Re: [PATCH v2 bpf-next 1/4] bpf: unprivileged BPF access via /dev/bpf

Andy Lutomirski <luto@xxxxxxxxxxxxxx> · Thu, 15 Aug 2019 17:54:59 -0700

> On Aug 15, 2019, at 4:46 PM, Alexei Starovoitov <alexei.starovoitov@xxxxxxxxx> wrote:

>> 
>> I'm not sure why you draw the line for VMs -- they're just as buggy
>> as anything else. Regardless, I reject this line of thinking: yes,
>> all software is buggy, but that isn't a reason to give up.
> 
> hmm. are you saying you want kernel community to work towards
> making containers (namespaces) being able to run arbitrary code
> downloaded from the internet?

Yes.

As an example, Sandstorm uses a combination of namespaces (user, network, mount, ipc) and a moderately permissive seccomp policy to run arbitrary code. Not just little snippets, either — node.js, Mongo, MySQL, Meteor, and other fairly heavyweight stacks can all run under Sandstorm, with the whole stack (database engine binaries, etc) supplied by entirely untrusted customers.  During the time Sandstorm was under active development, I can recall *one* bug that would have allowed a sandbox escape. That’s a pretty good track record.  (Also, Meltdown and Spectre, sigh.)
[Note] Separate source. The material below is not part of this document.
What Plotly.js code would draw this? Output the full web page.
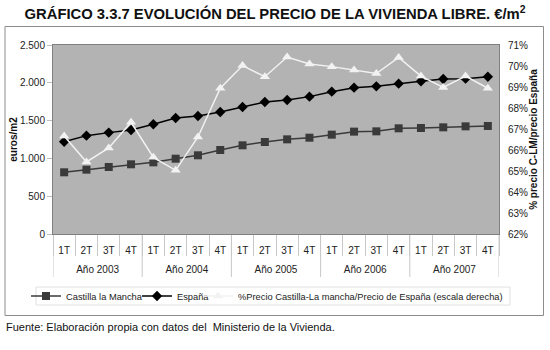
<!DOCTYPE html>
<html><head><meta charset="utf-8">
<script src="https://cdn.plot.ly/plotly-3.0.1.min.js"></script>
<style>html,body{margin:0;padding:0;background:#fff}#c{width:550px;height:350px}</style>
</head><body><div id="c"></div>
<script>
const years = ["Año 2003","Año 2003","Año 2003","Año 2003","Año 2004","Año 2004","Año 2004","Año 2004","Año 2005","Año 2005","Año 2005","Año 2005","Año 2006","Año 2006","Año 2006","Año 2006","Año 2007","Año 2007","Año 2007","Año 2007"];
const quarters = ["1T","2T","3T","4T","1T","2T","3T","4T","1T","2T","3T","4T","1T","2T","3T","4T","1T","2T","3T","4T"];
const clm = [816,851,886,922,948,996,1041,1111,1173,1217,1252,1274,1314,1354,1358,1398,1402,1411,1424,1429];
const espana = [1221,1301,1341,1376,1451,1534,1561,1614,1680,1746,1773,1817,1883,1936,1953,1989,2020,2050,2055,2081];
const ratio = [66.67,65.43,66.10,67.32,65.65,65.03,66.62,68.94,70.02,69.49,70.43,70.10,69.97,69.81,69.64,70.41,69.52,68.98,69.52,68.94];

const keys = years.map((y, i) => y + " " + quarters[i]);
// year groups: centres and boundaries (in category index units)
const yearNames = [], yearCentres = [], bounds = [-0.5];
years.forEach((y, i) => {
  if (i === years.length - 1 || years[i + 1] !== y) {
    const start = years.indexOf(y);
    yearNames.push(y); yearCentres.push((start + i) / 2); bounds.push(i + 0.5);
  }
});

const font = "Liberation Sans, Arial, sans-serif";
const traces = [
  {x: keys, y: clm, name: "Castilla la Mancha", type: "scatter", mode: "lines+markers", legend: "legend",
   line: {color: "#3a3a3a", width: 1.5}, marker: {symbol: "square", size: 8, color: "#3a3a3a"}},
  {x: keys, y: espana, name: "España", type: "scatter", mode: "lines+markers", legend: "legend2",
   line: {color: "#000", width: 1.5}, marker: {symbol: "diamond", size: 8, color: "#000"}},
  {x: keys, y: ratio, name: "%Precio Castilla-La mancha/Precio de España (escala derecha)", type: "scatter", mode: "lines+markers", yaxis: "y2", legend: "legend3",
   line: {color: "#f2f2f2", width: 1.5}, marker: {symbol: "triangle-up", size: 9, color: "#f2f2f2"}}
];
const W = 446, H = 189, L = 53, T = 45;
const px = v => (v - L) / W, py = v => (T + H - v) / H;
const legBase = {orientation: "h", yanchor: "middle", xanchor: "left", bgcolor: "rgba(0,0,0,0)", borderwidth: 0,
  font: {family: font, size: 9.3, color: "#222"}, itemwidth: 30};
const shapes = [
  {type: "rect", xref: "paper", yref: "paper", x0: px(5), x1: px(543.5), y0: py(315.5), y1: py(26.5),
   line: {color: "#8c8c8c", width: 1}, fillcolor: "rgba(0,0,0,0)", layer: "below"},
  {type: "rect", xref: "paper", yref: "paper", x0: px(36), x1: px(510), y0: py(305), y1: py(287),
   line: {color: "#e0e0e0", width: 1}, fillcolor: "rgba(0,0,0,0)", layer: "below"}
].concat(bounds.map(b => ({type: "line", xref: "x2", yref: "paper", x0: b, x1: b, y0: 0, y1: py(277),
   line: {color: "#c8c8c8", width: 1}, layer: "below"})));

const layout = {
  width: 550, height: 350,
  margin: {l: L, r: 550 - L - W, t: T, b: 350 - T - H, autoexpand: false},
  paper_bgcolor: "#fff", plot_bgcolor: "#b3b3b3",
  font: {family: font, size: 10, color: "#222"},
  separators: ",.",
  showlegend: true,
  title: {text: "GRÁFICO 3.3.7 EVOLUCIÓN DEL PRECIO DE LA VIVIENDA LIBRE. €/m<sup>2</sup>",
          font: {family: font, size: 14.8, color: "#111", weight: "bold"}, x: 0.5, xanchor: "center", y: 1 - 14/350, yanchor: "middle"},
  xaxis: {type: "category", range: [-0.5, keys.length - 0.5], automargin: false, showline: true, mirror: true, linecolor: "#808080", linewidth: 1,
          showgrid: false, ticks: "outside", ticklen: 21, tickcolor: "#c8c8c8", tickson: "boundaries", tickangle: 0,
          tickmode: "array", tickvals: keys, ticktext: quarters, ticklabelstandoff: 7,
          tickfont: {family: font, size: 10, color: "#222"}},
  xaxis2: {type: "linear", overlaying: "x", anchor: "y", side: "bottom", range: [-0.5, keys.length - 0.5], automargin: false,
           showline: false, showgrid: false, zeroline: false, ticks: "", tickmode: "array", tickvals: yearCentres, ticktext: yearNames,
           ticklabelstandoff: 28, tickangle: 0, tickfont: {family: font, size: 10, color: "#222"}},
  yaxis: {range: [0, 2500], dtick: 500, automargin: false, showgrid: false, zeroline: false, showline: true, linecolor: "#808080",
          ticks: "outside", ticklen: 5, tickcolor: "#bdbdbd", tickformat: ",d", ticklabelstandoff: 0,
          title: {text: "euros/m2", font: {family: font, size: 10, weight: "bold", color: "#111"}, standoff: 0}},
  yaxis2: {range: [62, 71], dtick: 1, overlaying: "y", side: "right", automargin: false, showgrid: false, zeroline: false,
           showline: true, linecolor: "#808080", ticks: "", ticksuffix: "%", ticklabelstandoff: 6,
           title: {text: "% precio C-LM/precio España", font: {family: font, size: 10, weight: "bold", color: "#111"}, standoff: 2}},
  legend: Object.assign({}, legBase, {x: px(26), y: py(296)}),
  legend2: Object.assign({}, legBase, {x: px(137), y: py(296)}),
  legend3: Object.assign({}, legBase, {x: px(198), y: py(296)}),
  shapes: shapes,
  annotations: [
    {text: "Fuente: Elaboración propia con datos del  Ministerio de la Vivienda.", xref: "paper", yref: "paper",
     x: px(4), y: py(327), xanchor: "left", yanchor: "middle", showarrow: false,
     font: {family: font, size: 11, color: "#111"}}
  ]
};
Plotly.newPlot("c", traces, layout, {displayModeBar: false, staticPlot: true});
</script></body></html>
To be clear, Sandstorm did not allow creation of a userns by the untrusted code, and Sandstorm would have heavily restricted bpf(), but that should only be necessary because of the possibility of kernel bugs, not because of the overall design.

Alexei, I’m trying to encourage you to aim for something even better than you have now. Right now, if you grant a user various very strong capabilities, that user’s systemd can use bpf network filters.  Your proposal would allow this with a different, but still very strong, set of capabilities. There’s nothing wrong with this per se, but I think you can aim much higher:

CAP_NET_ADMIN and your CAP_BPF both effectively allow the holder to take over the system, *by design*.  I’m suggesting that you engage the security community (Kees, myself, Aleksa, Jann, Serge, Christian, etc) to aim for something better: make it so that a normal Linux distro would be willing to relax its settings enough so that normal users can use bpf filtering in the systemd units and maybe eventually use even more bpf() capabilities. And let’s make is to that mainstream container managers (that use userns!) will be willing (as an option) to delegate bpf() to their containers. We’re happy to help design, review, and even write code, but we need you to be willing to work with us to make a design that seems like it will work and then to wait long enough to merge it for us to think about it, try to poke holes in it, and convince ourselves and each other that it has a good chance of being sound.

Obviously there will be many cases where an unprivileged program should *not* be able to use bpf() IP filtering, but let’s make it so that enabling these advanced features does not automatically give away the keys to the kingdom.

(Sandstorm still exists but is no longer as actively developed, sadly.)